## Data rows
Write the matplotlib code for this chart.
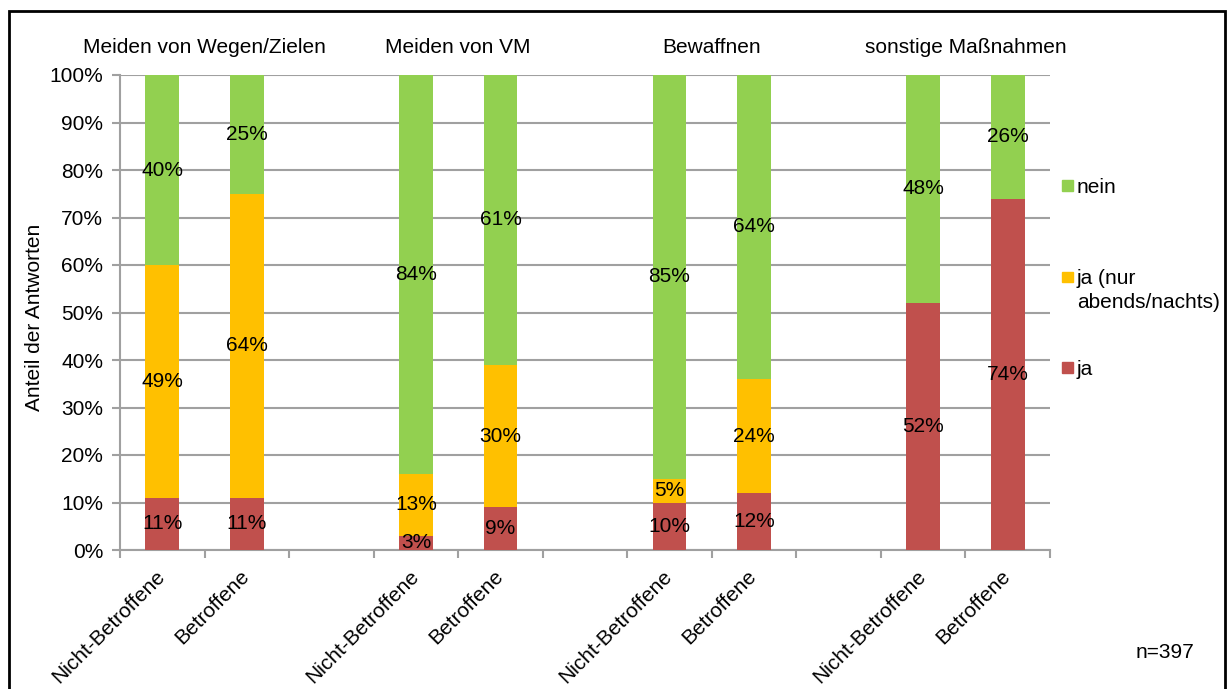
* * *
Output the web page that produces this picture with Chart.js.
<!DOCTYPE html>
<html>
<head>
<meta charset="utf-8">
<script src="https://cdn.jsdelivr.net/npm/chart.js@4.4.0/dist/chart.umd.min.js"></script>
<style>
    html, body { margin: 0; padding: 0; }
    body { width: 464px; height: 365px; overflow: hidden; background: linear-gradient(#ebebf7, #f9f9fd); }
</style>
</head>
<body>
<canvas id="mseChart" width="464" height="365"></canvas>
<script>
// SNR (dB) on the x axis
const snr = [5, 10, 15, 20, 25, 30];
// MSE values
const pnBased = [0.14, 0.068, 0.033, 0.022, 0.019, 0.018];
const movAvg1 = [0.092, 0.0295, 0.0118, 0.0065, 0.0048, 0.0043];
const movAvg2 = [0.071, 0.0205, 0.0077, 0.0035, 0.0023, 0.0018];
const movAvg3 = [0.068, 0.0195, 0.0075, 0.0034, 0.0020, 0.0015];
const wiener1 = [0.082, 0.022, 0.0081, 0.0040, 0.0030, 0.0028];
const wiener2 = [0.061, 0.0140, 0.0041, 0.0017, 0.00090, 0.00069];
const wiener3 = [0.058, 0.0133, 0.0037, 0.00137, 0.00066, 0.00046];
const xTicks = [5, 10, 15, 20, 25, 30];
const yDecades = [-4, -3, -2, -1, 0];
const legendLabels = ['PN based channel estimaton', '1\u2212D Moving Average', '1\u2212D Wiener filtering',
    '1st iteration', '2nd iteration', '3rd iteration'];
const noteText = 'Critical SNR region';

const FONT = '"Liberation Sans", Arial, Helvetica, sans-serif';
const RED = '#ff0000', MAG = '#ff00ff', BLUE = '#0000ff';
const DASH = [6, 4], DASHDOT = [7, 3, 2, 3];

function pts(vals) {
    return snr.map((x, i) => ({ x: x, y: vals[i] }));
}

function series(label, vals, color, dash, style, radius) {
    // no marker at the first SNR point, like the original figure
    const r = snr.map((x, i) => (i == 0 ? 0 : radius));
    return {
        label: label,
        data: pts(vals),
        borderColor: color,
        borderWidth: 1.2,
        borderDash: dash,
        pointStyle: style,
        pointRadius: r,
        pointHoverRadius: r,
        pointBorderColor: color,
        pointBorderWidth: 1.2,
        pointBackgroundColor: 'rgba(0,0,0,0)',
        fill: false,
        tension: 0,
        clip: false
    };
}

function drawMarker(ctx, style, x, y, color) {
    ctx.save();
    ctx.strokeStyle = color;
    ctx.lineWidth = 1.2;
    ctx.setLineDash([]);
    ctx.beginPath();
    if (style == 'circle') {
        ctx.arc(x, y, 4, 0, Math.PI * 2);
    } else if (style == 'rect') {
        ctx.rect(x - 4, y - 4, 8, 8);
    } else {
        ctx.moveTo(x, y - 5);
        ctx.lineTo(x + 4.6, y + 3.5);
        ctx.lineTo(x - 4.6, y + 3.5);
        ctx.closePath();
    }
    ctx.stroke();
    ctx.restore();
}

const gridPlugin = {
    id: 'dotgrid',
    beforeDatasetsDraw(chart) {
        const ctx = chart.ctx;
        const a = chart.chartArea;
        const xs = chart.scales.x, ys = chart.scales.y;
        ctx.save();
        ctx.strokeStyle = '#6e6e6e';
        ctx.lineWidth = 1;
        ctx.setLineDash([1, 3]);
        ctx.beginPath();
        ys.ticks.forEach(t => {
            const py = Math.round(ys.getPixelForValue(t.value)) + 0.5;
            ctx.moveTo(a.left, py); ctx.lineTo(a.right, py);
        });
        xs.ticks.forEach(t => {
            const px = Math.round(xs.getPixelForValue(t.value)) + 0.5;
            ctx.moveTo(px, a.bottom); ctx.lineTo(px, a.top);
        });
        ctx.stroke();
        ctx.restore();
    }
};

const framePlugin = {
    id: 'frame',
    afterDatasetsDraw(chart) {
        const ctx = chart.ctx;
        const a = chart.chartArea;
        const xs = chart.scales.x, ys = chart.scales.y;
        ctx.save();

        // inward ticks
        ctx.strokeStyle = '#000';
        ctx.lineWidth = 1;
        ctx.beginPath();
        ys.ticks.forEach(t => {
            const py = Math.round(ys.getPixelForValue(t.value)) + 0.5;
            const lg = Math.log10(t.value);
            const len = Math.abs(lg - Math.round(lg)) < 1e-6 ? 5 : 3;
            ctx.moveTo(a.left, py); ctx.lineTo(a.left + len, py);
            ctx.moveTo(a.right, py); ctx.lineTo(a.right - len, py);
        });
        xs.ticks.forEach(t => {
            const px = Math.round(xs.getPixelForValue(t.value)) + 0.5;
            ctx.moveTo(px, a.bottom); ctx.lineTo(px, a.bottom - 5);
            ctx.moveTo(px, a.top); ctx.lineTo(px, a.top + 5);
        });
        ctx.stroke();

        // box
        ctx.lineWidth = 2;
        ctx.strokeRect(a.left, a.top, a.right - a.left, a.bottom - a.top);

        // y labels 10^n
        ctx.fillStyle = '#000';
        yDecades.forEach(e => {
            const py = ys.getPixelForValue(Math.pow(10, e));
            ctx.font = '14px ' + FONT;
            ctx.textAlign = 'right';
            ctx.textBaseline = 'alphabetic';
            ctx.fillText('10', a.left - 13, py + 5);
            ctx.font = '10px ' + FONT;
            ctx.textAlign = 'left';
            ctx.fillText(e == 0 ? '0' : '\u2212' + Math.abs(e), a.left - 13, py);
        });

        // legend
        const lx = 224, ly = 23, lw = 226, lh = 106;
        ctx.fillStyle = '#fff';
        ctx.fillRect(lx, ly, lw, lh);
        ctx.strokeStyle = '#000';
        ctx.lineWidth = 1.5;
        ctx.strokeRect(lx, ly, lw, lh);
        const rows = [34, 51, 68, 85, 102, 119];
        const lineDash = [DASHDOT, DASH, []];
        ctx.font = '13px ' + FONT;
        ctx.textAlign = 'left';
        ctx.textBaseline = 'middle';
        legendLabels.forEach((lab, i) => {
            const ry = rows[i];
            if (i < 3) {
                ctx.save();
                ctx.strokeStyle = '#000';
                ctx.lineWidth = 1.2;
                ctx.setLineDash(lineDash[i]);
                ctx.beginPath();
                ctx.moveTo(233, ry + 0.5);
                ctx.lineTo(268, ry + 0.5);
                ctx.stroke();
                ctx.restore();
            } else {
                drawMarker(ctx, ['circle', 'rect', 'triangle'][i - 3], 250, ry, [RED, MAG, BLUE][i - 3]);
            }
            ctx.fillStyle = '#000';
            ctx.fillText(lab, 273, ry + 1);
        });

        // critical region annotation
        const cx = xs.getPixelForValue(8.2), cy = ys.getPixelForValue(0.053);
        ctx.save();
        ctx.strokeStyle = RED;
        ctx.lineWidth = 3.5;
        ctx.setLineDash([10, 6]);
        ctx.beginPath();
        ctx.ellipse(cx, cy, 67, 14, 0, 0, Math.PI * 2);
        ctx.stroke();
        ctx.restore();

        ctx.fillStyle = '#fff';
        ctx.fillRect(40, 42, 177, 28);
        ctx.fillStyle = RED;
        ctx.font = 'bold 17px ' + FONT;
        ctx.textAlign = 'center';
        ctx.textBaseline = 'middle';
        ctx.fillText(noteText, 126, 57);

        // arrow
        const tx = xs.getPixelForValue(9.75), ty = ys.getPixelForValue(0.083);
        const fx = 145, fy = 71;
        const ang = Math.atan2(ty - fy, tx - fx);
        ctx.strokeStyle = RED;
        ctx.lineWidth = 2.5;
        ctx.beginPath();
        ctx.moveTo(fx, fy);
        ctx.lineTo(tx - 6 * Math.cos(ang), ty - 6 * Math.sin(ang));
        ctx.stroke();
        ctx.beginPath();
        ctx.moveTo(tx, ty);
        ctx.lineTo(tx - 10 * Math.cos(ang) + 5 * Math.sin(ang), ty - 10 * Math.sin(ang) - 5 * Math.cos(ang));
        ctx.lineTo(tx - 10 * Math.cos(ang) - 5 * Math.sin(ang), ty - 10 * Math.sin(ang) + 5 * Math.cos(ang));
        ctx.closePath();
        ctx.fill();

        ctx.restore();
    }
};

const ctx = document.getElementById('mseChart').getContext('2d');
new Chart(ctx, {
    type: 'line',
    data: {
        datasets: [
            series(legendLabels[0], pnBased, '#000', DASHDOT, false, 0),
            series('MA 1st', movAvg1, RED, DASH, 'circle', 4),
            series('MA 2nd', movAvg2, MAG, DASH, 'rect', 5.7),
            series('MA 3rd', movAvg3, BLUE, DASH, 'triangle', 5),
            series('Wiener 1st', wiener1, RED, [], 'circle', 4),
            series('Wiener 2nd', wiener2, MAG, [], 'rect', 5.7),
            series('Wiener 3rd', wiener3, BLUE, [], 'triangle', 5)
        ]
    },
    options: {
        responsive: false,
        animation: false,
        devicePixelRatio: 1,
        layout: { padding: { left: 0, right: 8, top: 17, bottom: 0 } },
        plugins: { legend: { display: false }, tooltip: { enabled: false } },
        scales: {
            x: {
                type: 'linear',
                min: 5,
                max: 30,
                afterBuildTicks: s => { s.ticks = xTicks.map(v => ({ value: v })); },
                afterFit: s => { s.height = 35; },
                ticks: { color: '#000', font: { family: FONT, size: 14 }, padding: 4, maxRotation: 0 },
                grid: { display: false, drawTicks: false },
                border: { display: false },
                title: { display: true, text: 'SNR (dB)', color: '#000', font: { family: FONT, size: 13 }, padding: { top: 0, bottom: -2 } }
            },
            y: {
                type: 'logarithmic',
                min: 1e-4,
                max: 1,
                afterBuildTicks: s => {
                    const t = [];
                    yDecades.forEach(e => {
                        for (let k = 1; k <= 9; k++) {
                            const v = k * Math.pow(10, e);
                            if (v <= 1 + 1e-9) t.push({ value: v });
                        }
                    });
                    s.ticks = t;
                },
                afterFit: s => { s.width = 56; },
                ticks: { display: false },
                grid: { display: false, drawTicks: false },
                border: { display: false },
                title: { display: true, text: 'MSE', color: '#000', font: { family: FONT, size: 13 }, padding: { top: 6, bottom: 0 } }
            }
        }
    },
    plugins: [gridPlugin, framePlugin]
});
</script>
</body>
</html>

## Task instructions
Pick out all lines containing the string "this".

## Problem solution
Write the matplotlib code for this chart.
Output the web page that produces this picture with Chart.js.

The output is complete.